- **Task requirements**
Produce a verbatim copy of the entries listed below.

- **Supplied records**
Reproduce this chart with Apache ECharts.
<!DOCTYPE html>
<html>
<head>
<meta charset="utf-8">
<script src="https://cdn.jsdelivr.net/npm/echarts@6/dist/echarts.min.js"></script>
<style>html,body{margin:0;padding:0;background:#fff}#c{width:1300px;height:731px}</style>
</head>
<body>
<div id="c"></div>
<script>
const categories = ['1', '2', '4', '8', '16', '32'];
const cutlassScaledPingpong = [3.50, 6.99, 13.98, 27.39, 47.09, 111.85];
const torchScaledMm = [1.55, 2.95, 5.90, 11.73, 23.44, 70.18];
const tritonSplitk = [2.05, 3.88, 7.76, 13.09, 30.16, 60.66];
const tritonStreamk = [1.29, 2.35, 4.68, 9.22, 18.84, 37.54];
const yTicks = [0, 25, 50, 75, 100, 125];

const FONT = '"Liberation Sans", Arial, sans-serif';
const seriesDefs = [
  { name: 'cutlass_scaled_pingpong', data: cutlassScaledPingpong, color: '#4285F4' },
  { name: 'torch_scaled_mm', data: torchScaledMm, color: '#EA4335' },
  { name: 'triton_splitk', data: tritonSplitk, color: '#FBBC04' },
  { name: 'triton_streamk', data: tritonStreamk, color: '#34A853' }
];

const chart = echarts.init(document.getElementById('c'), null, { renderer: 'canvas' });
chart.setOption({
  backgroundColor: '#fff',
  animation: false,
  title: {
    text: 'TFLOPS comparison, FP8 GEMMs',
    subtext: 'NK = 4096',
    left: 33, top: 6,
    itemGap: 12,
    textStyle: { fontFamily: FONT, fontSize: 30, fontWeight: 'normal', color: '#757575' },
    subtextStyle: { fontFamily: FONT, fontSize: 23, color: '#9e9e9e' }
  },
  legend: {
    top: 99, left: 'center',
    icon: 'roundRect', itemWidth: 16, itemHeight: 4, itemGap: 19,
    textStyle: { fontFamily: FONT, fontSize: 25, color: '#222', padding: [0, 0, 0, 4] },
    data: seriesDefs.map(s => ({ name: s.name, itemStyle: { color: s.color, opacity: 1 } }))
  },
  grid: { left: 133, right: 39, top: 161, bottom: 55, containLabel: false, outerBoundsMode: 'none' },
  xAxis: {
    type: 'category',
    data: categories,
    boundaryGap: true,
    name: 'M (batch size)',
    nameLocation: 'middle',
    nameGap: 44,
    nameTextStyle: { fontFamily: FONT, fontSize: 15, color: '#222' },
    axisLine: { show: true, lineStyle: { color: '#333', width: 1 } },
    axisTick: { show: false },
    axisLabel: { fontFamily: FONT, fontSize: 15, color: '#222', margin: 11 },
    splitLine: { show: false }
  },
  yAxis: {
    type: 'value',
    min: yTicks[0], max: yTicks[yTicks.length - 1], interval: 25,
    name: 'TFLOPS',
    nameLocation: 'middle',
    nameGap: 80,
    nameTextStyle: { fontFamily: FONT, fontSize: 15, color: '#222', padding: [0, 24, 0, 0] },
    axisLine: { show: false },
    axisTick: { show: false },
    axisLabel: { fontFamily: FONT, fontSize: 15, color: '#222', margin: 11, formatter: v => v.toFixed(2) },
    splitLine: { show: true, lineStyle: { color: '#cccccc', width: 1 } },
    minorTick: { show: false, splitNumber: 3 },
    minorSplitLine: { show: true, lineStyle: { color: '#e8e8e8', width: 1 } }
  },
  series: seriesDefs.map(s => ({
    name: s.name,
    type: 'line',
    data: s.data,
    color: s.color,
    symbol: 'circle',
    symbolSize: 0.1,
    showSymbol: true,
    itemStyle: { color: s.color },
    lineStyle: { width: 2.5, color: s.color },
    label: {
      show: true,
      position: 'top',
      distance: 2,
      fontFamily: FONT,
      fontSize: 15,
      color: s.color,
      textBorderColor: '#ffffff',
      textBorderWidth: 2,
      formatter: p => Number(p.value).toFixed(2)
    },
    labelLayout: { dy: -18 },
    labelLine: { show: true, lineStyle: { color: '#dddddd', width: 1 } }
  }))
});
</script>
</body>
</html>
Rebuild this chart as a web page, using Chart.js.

- **Correct response**
Reproduce this chart with Apache ECharts.
<!DOCTYPE html>
<html>
<head>
<meta charset="utf-8">
<script src="https://cdn.jsdelivr.net/npm/echarts@6/dist/echarts.min.js"></script>
<style>html,body{margin:0;padding:0;background:#fff}#c{width:1300px;height:731px}</style>
</head>
<body>
<div id="c"></div>
<script>
const categories = ['1', '2', '4', '8', '16', '32'];
const cutlassScaledPingpong = [3.50, 6.99, 13.98, 27.39, 47.09, 111.85];
const torchScaledMm = [1.55, 2.95, 5.90, 11.73, 23.44, 70.18];
const tritonSplitk = [2.05, 3.88, 7.76, 13.09, 30.16, 60.66];
const tritonStreamk = [1.29, 2.35, 4.68, 9.22, 18.84, 37.54];
const yTicks = [0, 25, 50, 75, 100, 125];

const FONT = '"Liberation Sans", Arial, sans-serif';
const seriesDefs = [
  { name: 'cutlass_scaled_pingpong', data: cutlassScaledPingpong, color: '#4285F4' },
  { name: 'torch_scaled_mm', data: torchScaledMm, color: '#EA4335' },
  { name: 'triton_splitk', data: tritonSplitk, color: '#FBBC04' },
  { name: 'triton_streamk', data: tritonStreamk, color: '#34A853' }
];

const chart = echarts.init(document.getElementById('c'), null, { renderer: 'canvas' });
chart.setOption({
  backgroundColor: '#fff',
  animation: false,
  title: {
    text: 'TFLOPS comparison, FP8 GEMMs',
    subtext: 'NK = 4096',
    left: 33, top: 6,
    itemGap: 12,
    textStyle: { fontFamily: FONT, fontSize: 30, fontWeight: 'normal', color: '#757575' },
    subtextStyle: { fontFamily: FONT, fontSize: 23, color: '#9e9e9e' }
  },
  legend: {
    top: 99, left: 'center',
    icon: 'roundRect', itemWidth: 16, itemHeight: 4, itemGap: 19,
    textStyle: { fontFamily: FONT, fontSize: 25, color: '#222', padding: [0, 0, 0, 4] },
    data: seriesDefs.map(s => ({ name: s.name, itemStyle: { color: s.color, opacity: 1 } }))
  },
  grid: { left: 133, right: 39, top: 161, bottom: 55, containLabel: false, outerBoundsMode: 'none' },
  xAxis: {
    type: 'category',
    data: categories,
    boundaryGap: true,
    name: 'M (batch size)',
    nameLocation: 'middle',
    nameGap: 44,
    nameTextStyle: { fontFamily: FONT, fontSize: 15, color: '#222' },
    axisLine: { show: true, lineStyle: { color: '#333', width: 1 } },
    axisTick: { show: false },
    axisLabel: { fontFamily: FONT, fontSize: 15, color: '#222', margin: 11 },
    splitLine: { show: false }
  },
  yAxis: {
    type: 'value',
    min: yTicks[0], max: yTicks[yTicks.length - 1], interval: 25,
    name: 'TFLOPS',
    nameLocation: 'middle',
    nameGap: 80,
    nameTextStyle: { fontFamily: FONT, fontSize: 15, color: '#222', padding: [0, 24, 0, 0] },
    axisLine: { show: false },
    axisTick: { show: false },
    axisLabel: { fontFamily: FONT, fontSize: 15, color: '#222', margin: 11, formatter: v => v.toFixed(2) },
    splitLine: { show: true, lineStyle: { color: '#cccccc', width: 1 } },
    minorTick: { show: false, splitNumber: 3 },
    minorSplitLine: { show: true, lineStyle: { color: '#e8e8e8', width: 1 } }
  },
  series: seriesDefs.map(s => ({
    name: s.name,
    type: 'line',
    data: s.data,
    color: s.color,
    symbol: 'circle',
    symbolSize: 0.1,
    showSymbol: true,
    itemStyle: { color: s.color },
    lineStyle: { width: 2.5, color: s.color },
    label: {
      show: true,
      position: 'top',
      distance: 2,
      fontFamily: FONT,
      fontSize: 15,
      color: s.color,
      textBorderColor: '#ffffff',
      textBorderWidth: 2,
      formatter: p => Number(p.value).toFixed(2)
    },
    labelLayout: { dy: -18 },
    labelLine: { show: true, lineStyle: { color: '#dddddd', width: 1 } }
  }))
});
</script>
</body>
</html>
Rebuild this chart as a web page, using Chart.js.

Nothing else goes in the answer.